Virginia Spencer Carr’s life of Bowles is no substitute for reading Bowles’s irresistible novels and stories with their sullen menace and their lyrical landscapes. It is a competent but pedestrian account, the early chapters based largely on Without Stopping, itself a deliberately low-key affair. And there is a curious hole in it where the subject’s actual work ought to be. The reader gains little idea of what Bowles’s music sounds like, of how the stories read, how they differ from the novels and so on. All you get is the publishing history, print runs, details of reviews. This seems to be a besetting sin of modern literary biography. In the life of a general or a politician you find a thorough account of our hero’s campaigns, but in the life of a poet or novelist you learn virtually nothing about what makes the subject worth writing about in the first place.

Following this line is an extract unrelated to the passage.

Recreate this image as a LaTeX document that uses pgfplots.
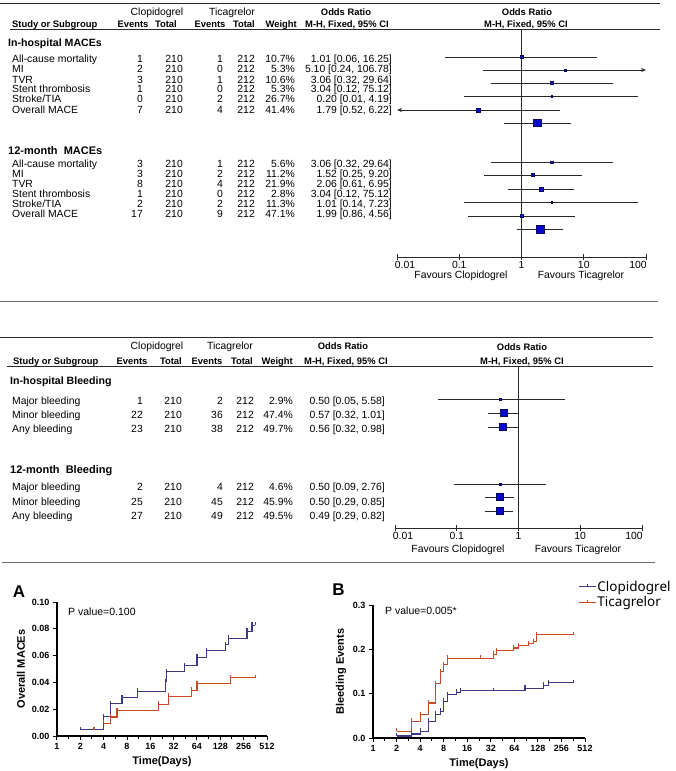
\documentclass[border=0pt]{standalone}
\usepackage{fontspec}
\setmainfont{Liberation Sans}
\newfontfamily\legfont{Noto Sans}
\usepackage{pgfplots}
\pgfplotsset{compat=1.18}
\usetikzlibrary{arrows.meta}

% censoring tick: short stroke upwards from the step
\pgfdeclareplotmark{cens}{%
  \pgfpathmoveto{\pgfpointorigin}%
  \pgfpathlineto{\pgfpoint{0pt}{\pgfplotmarksize}}%
  \pgfusepathqstroke}

\definecolor{sqblue}{RGB}{10,10,205}
\definecolor{sqedge}{RGB}{10,10,90}
\definecolor{kmblue}{RGB}{60,58,135}
\definecolor{kmred}{RGB}{200,75,35}
\definecolor{rule}{RGB}{40,40,40}

\newcommand\tf{\fontsize{10.4}{12}\selectfont}
\newcommand\hf{\bfseries\fontsize{9.4}{11}\selectfont}
\newcommand\gf{\bfseries\fontsize{10.6}{12}\selectfont}

% text helpers: x, y (pixels from top, middle of caps), text
\newcommand\TL[3]{\node[anchor=base west,inner sep=0pt,font=\tf] at (#1,{-(#2)-3.7}) {#3};}
\newcommand\TR[3]{\node[anchor=base east,inner sep=0pt,font=\tf] at (#1,{-(#2)-3.7}) {#3};}
\newcommand\TC[3]{\node[anchor=base,inner sep=0pt,font=\tf] at (#1,{-(#2)-3.7}) {#3};}

% column positions of the tables
\newcommand\cols[6]{\def\cE{#1}\def\cT{#2}\def\cF{#3}\def\cU{#4}\def\cW{#5}\def\cO{#6}}
\newcommand\row[8]{\TL{12}{#1}{#2}\TR{\cE}{#1}{#3}\TR{\cT}{#1}{#4}\TR{\cF}{#1}{#5}%
  \TR{\cU}{#1}{#6}\TR{\cW}{#1}{#7}\TR{\cO}{#1}{#8}}

% one odds ratio: lower, OR, upper, y, half side of square
\newcommand\ci[5]{%
  \addplot[ciline] coordinates {(#1,#4) (#3,#4)};
  \addplot[sqmark,mark size=#5] coordinates {(#2,#4)};}

\pgfplotsset{
  ciline/.style={rule,line width=0.8pt,mark=none,forget plot},
  sqmark/.style={only marks,mark=square*,forget plot,
    mark options={fill=sqblue,draw=sqedge,line width=0.4pt}},
  kmb/.style={kmblue,line width=1.1pt,const plot,mark=cens,mark size=3pt},
  kmr/.style={kmred,line width=1.1pt,const plot,mark=cens,mark size=3pt},
}

\begin{document}
\begin{tikzpicture}
\begin{scope}[x=1pt,y=1pt]
% ---------------- MACE table ----------------
\draw[rule,line width=0.8pt] (0,-3) -- (660,-3);
\draw[rule,line width=0.8pt] (10,-29) -- (660,-29);
\draw[rule!70,line width=0.8pt] (0,-301) -- (658,-301);
\TC{157}{12}{Clopidogrel}
\TC{232}{12}{Ticagrelor}
\TC{346}{12}{\hf Odds Ratio}
\TC{527}{12}{\hf Odds Ratio}
\TL{12}{24}{\hf Study or Subgroup}
\TC{133}{24}{\hf Events}
\TR{177}{24}{\hf Total}
\TC{210}{24}{\hf Events}
\TR{255}{24}{\hf Total}
\TR{297}{24}{\hf Weight}
\TC{347}{24}{\hf M-H, Fixed, 95\% CI}
\TC{526}{24}{\hf M-H, Fixed, 95\% CI}

\cols{143}{183}{223}{255}{295}{392}
\TL{8}{43}{\gf In-hospital MACEs}
\row{59}{All-cause mortality}{1}{210}{1}{212}{10.7\%}{1.01 [0.06, 16.25]}
\row{69}{MI}{2}{210}{0}{212}{5.3\%}{5.10 [0.24, 106.78]}
\row{80}{TVR}{3}{210}{1}{212}{10.6\%}{3.06 [0.32, 29.64]}
\row{89}{Stent thrombosis}{1}{210}{0}{212}{5.3\%}{3.04 [0.12, 75.12]}
\row{99}{Stroke/TIA}{0}{210}{2}{212}{26.7\%}{0.20 [0.01, 4.19]}
\row{110}{Overall MACE}{7}{210}{4}{212}{41.4\%}{1.79 [0.52, 6.22]}
\node[anchor=base west,inner sep=0pt,font=\bfseries\fontsize{11}{12}\selectfont] at (8,-154) {12-month\ \ MACEs};
\row{164}{All-cause mortality}{3}{210}{1}{212}{5.6\%}{3.06 [0.32, 29.64]}
\row{174}{MI}{3}{210}{2}{212}{11.2\%}{1.52 [0.25, 9.20]}
\row{184}{TVR}{8}{210}{4}{212}{21.9\%}{2.06 [0.61, 6.95]}
\row{194}{Stent thrombosis}{1}{210}{0}{212}{2.8\%}{3.04 [0.12, 75.12]}
\row{204}{Stroke/TIA}{2}{210}{2}{212}{11.3\%}{1.01 [0.14, 7.23]}
\row{214}{Overall MACE}{17}{210}{9}{212}{47.1\%}{1.99 [0.86, 4.56]}
\TC{461}{275}{Favours Clopidogrel}
\TC{581}{275}{Favours Ticagrelor}

% ---------------- bleeding table ----------------
\draw[rule,line width=0.8pt] (0,-337) -- (653,-337);
\draw[rule,line width=0.8pt] (7,-366) -- (653,-366);
\draw[rule!70,line width=0.8pt] (2,-562) -- (655,-562);
\TC{157}{346}{Clopidogrel}
\TC{230}{346}{Ticagrelor}
\TC{343}{346}{\hf Odds Ratio}
\TC{522}{347}{\hf Odds Ratio}
\TL{13}{361}{\hf Study or Subgroup}
\TC{132}{361}{\hf Events}
\TR{182}{361}{\hf Total}
\TC{207}{361}{\hf Events}
\TR{253}{361}{\hf Total}
\TR{293}{361}{\hf Weight}
\TC{346}{361}{\hf M-H, Fixed, 95\% CI}
\TC{522}{361}{\hf M-H, Fixed, 95\% CI}

\cols{143}{182}{223}{254}{293}{385}
\TL{10}{381}{\gf In-hospital Bleeding}
\row{401}{Major bleeding}{1}{210}{2}{212}{2.9\%}{0.50 [0.05, 5.58]}
\row{415}{Minor bleeding}{22}{210}{36}{212}{47.4\%}{0.57 [0.32, 1.01]}
\row{429}{Any bleeding}{23}{210}{38}{212}{49.7\%}{0.56 [0.32, 0.98]}
\node[anchor=base west,inner sep=0pt,font=\bfseries\fontsize{11}{12}\selectfont] at (10,-473) {12-month\ \ Bleeding};
\row{487}{Major bleeding}{2}{210}{4}{212}{4.6\%}{0.50 [0.09, 2.76]}
\row{502}{Minor bleeding}{25}{210}{45}{212}{45.9\%}{0.50 [0.29, 0.85]}
\row{516}{Any bleeding}{27}{210}{49}{212}{49.5\%}{0.49 [0.29, 0.82]}
\TC{458}{549}{Favours Clopidogrel}
\TC{578}{549}{Favours Ticagrelor}

% ---------------- panel letters and p values ----------------
\node[font=\bfseries\fontsize{17}{18}\selectfont,inner sep=0pt] at (19,-592) {A};
\node[anchor=base west,inner sep=0pt,font=\fontsize{10.5}{12}\selectfont] at (68,-615.7) {P value=0.100};
\node[font=\bfseries\fontsize{17}{18}\selectfont,inner sep=0pt] at (338.5,-590) {B};
\node[anchor=base west,inner sep=0pt,font=\fontsize{10.5}{12}\selectfont] at (385,-614.7) {P value=0.005*};
\end{scope}

% ---------------- forest plot, MACEs ----------------
\begin{axis}[scale only axis, anchor=south west, at={(397pt,-257pt)},
    width=249pt, height=228pt, xmode=log,
    xmin=0.01, xmax=100, ymin=-257, ymax=-29, clip=false,
    axis x line*=bottom, axis y line=none, ytick=\empty,
    xtick={0.01,0.1,1,10,100},
    xticklabels={\hspace*{16pt}0.01,0.1,1,10,100\hspace*{16pt}},
    xminorticks=false, tick align=center, major tick length=6pt,
    axis line style={rule,line width=0.8pt},
    tick style={rule,line width=0.8pt},
    xticklabel style={font=\tf,inner sep=1pt}]
  \addplot[ciline] coordinates {(1,-29) (1,-257)};
  \ci{0.06}{1.01}{16.25}{-57}{1.6}
  \addplot[ciline,-{Stealth[length=5pt,width=4pt]}] coordinates {(0.24,-70) (100,-70)};
  \addplot[sqmark,mark size=1.1] coordinates {(5.10,-70)};
  \ci{0.32}{3.06}{29.64}{-83}{1.5}
  \ci{0.12}{3.04}{75.12}{-96}{0.8}
  \addplot[ciline,-{Stealth[length=5pt,width=4pt]}] coordinates {(4.19,-110) (0.01,-110)};
  \addplot[sqmark,mark size=2] coordinates {(0.20,-110)};
  \ci{0.52}{1.79}{6.22}{-123}{3.6}
  \ci{0.32}{3.06}{29.64}{-162}{1.2}
  \ci{0.25}{1.52}{9.20}{-175}{1.4}
  \ci{0.61}{2.06}{6.95}{-189}{2.1}
  \ci{0.12}{3.04}{75.12}{-202}{0.7}
  \ci{0.14}{1.01}{7.23}{-216}{1.4}
  \ci{0.86}{1.99}{4.56}{-229}{4}
\end{axis}

% ---------------- forest plot, bleeding ----------------
\begin{axis}[scale only axis, anchor=south west, at={(395pt,-528pt)},
    width=247pt, height=162pt, xmode=log,
    xmin=0.01, xmax=100, ymin=-528, ymax=-366, clip=false,
    axis x line*=bottom, axis y line=none, ytick=\empty,
    xtick={0.01,0.1,1,10,100},
    xticklabels={\hspace*{16pt}0.01,0.1,1,10,100\hspace*{16pt}},
    xminorticks=false, tick align=center, major tick length=6pt,
    axis line style={rule,line width=0.8pt},
    tick style={rule,line width=0.8pt},
    xticklabel style={font=\tf,inner sep=1pt}]
  \addplot[ciline] coordinates {(1,-366) (1,-528)};
  \ci{0.05}{0.50}{5.58}{-399}{0.8}
  \ci{0.32}{0.57}{1.01}{-413}{3.4}
  \ci{0.32}{0.56}{0.98}{-427}{3.5}
  \ci{0.09}{0.50}{2.76}{-484}{1}
  \ci{0.29}{0.50}{0.85}{-497}{3.4}
  \ci{0.29}{0.49}{0.82}{-511}{3.6}
\end{axis}

% ---------------- Kaplan-Meier A ----------------
\begin{axis}[scale only axis, anchor=south west, at={(57pt,-736pt)},
    width=210pt, height=134pt,
    xmode=log, log basis x=2, xmin=1, xmax=512, clip=false,
    axis lines=left, axis line style={-,line width=1.1pt},
    tick style={black,line width=1pt}, tick align=outside,
    major tick length=4pt, xminorticks=false, yminorticks=false,
    xtick={1,2,4,8,16,32,64,128,256,512},
    xticklabels={1,2,4,8,16,32,64,128,256,512},
    extra x ticks={1.414,2.828,5.657,11.31,22.63,45.25,90.51,181,362},
    extra x tick labels={},
    extra x tick style={major tick length=2.5pt},
    tick label style={font=\bfseries\fontsize{9}{10}\selectfont},
    xlabel style={font=\bfseries\fontsize{11}{12}\selectfont,yshift=7pt},
    ylabel style={font=\bfseries\fontsize{11}{12}\selectfont},
    xlabel={Time(Days)},
    ymin=0, ymax=0.1, ytick={0,0.02,0.04,0.06,0.08,0.1},
    yticklabels={0.00,0.02,0.04,0.06,0.08,0.10},
    ylabel={Overall MACEs}]
  \addplot[kmr] coordinates {(3,0.0047) (4,0.0094) (4.87,0.0142) (5.94,0.0189)
    (20.5,0.0236) (27.6,0.0295) (55,0.034) (64,0.039) (172,0.0435) (362,0.0435)};
  \addplot[kmb] coordinates {(2,0.0048) (4,0.0143) (4.87,0.024) (6.9,0.0286)
    (10.8,0.0333) (25,0.0405) (25.8,0.048) (44.4,0.0524) (64,0.0588) (86,0.0635)
    (148,0.068) (164,0.073) (283,0.078) (328,0.0825) (362,0.0825)};
\end{axis}

% ---------------- Kaplan-Meier B ----------------
\begin{axis}[scale only axis, anchor=south west, at={(373pt,-738pt)},
    width=212pt, height=133pt,
    xmode=log, log basis x=2, xmin=1, xmax=512, clip=false,
    axis lines=left, axis line style={-,line width=1.1pt},
    tick style={black,line width=1pt}, tick align=outside,
    major tick length=4pt, xminorticks=false, yminorticks=false,
    xtick={1,2,4,8,16,32,64,128,256,512},
    xticklabels={1,2,4,8,16,32,64,128,256,512},
    extra x ticks={1.414,2.828,5.657,11.31,22.63,45.25,90.51,181,362},
    extra x tick labels={},
    extra x tick style={major tick length=2.5pt},
    tick label style={font=\bfseries\fontsize{9}{10}\selectfont},
    xlabel style={font=\bfseries\fontsize{11}{12}\selectfont,yshift=7pt},
    ylabel style={font=\bfseries\fontsize{11}{12}\selectfont},
    xlabel={Time(Days)},
    ymin=0, ymax=0.3, ytick={0,0.1,0.2,0.3},
    yticklabels={0.0,0.1,0.2,0.3},
    ylabel={Bleeding Events},
    legend style={at={(axis description cs:0.955,1.205)}, anchor=north west,
      draw=none, fill=none, row sep=2pt,
      font=\legfont\fontsize{13.5}{15}\selectfont,
      nodes={inner sep=1pt}},
    legend cell align=left,
    legend image code/.code={%
      \draw[#1,mark=none,line width=0.8pt] (0pt,0pt) -- (17pt,0pt);
      \draw[#1,mark=none,line width=0.8pt] (8.5pt,0pt) -- (8.5pt,3pt);}]
  \addplot[kmb] coordinates {(2.02,0.0045) (3.08,0.009) (4,0.015) (5.13,0.0375)
    (6.23,0.054) (7.2,0.06) (7.96,0.0825) (8.96,0.0975) (11.8,0.103) (13,0.107)
    (34.6,0.107) (87.6,0.1125) (150,0.1185) (174,0.125) (362,0.125)};
  \addlegendentry{Clopidogrel}
  \addplot[kmr] coordinates {(2.02,0.015) (3.08,0.0375) (4,0.0525) (5.13,0.079)
    (6.23,0.122) (7.2,0.15) (7.96,0.165) (8.96,0.18) (23.4,0.18) (34.6,0.189)
    (38.2,0.197) (62,0.203) (72,0.208) (97,0.213) (112,0.2175) (123,0.2325)
    (362,0.2325)};
  \addlegendentry{Ticagrelor}
\end{axis}

\pgfresetboundingbox
\path[use as bounding box] (0pt,0pt) rectangle (676pt,-771pt);
\end{tikzpicture}
\end{document}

But that is not all. At the very end of Paul Bowles: A Life, something peculiar and rather horrible happens. The book begins to turn into the life of Paul Bowles with Virginia Spencer Carr. She comes to stay with him in Tangier. He goes to stay with her in Atlanta to recuperate from an operation on his leg. She asks him where he wants to be buried. He says (obviously to tease her), the animal cemetery in Tangier. In fact he has already specified, rather to everyone’s surprise, that he wants his ashes to be interred, not in Tangier at all but alongside his parents at Glenora, New York, his great-aunt’s place where he had spent happy holidays as a child. Then he dies, and we hear how Virginia Spencer Carr, now in full flow, speaks at two memorial services for him and is also the guest speaker at a ‘Biographers’ Brunch at the Unterberg Poetry Center’. The wheel of fate has come full circle. The ashes are safely banked in upstate New York and the ladies’ brunch club has reclaimed its own. Mrs Rainmantle is revenged. Inshallah.